Nonlinear Electron Heat Conduction Equation and Self similar method for 1-D Thermal Waves in Laser Heating of Solid Density DT Fuel

TL;DR

This paper solves a nonlinear 1-D electron heat conduction equation using a self-similar method to analyze thermal wave propagation during laser heating of solid DT fuel in inertial confinement fusion.

Contribution

It introduces a self-similar analytical solution for the nonlinear electron heat conduction equation in laser-heated solid DT fuel.

Findings

Derived an exact self-similar solution for the nonlinear conduction equation

Analyzed thermal wave propagation in laser-heated DT fuel

Provided insights into rapid boundary layer heating in ICF

Abstract

Electron heat conduction is one of the ways that energy transports in laser heating of fusible target material.

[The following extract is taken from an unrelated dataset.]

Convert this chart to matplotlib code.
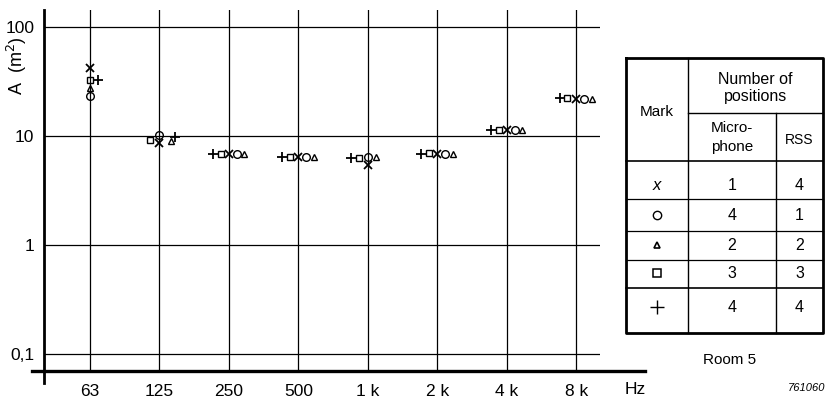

The aim of Inertial Confinement Fusion (ICF) is to show that the thermal conductivity is strongly dependent on temperature and the equation of electron heat conduction is a nonlinear equation. In this article, we solve the one-dimensional (1-D) nonlinear electron heat conduction equation with a self-similar method (SSM). This solution has been used to investigate the propagation of 1-D thermal wave from a deuterium-tritium (DT) plane source which occurs when a giant laser pulse impinges onto a DT solid target. It corresponds to the physical problem of rapid heating of a boundary layer of material in which the energy of laser pulse is released in a finite initial thickness.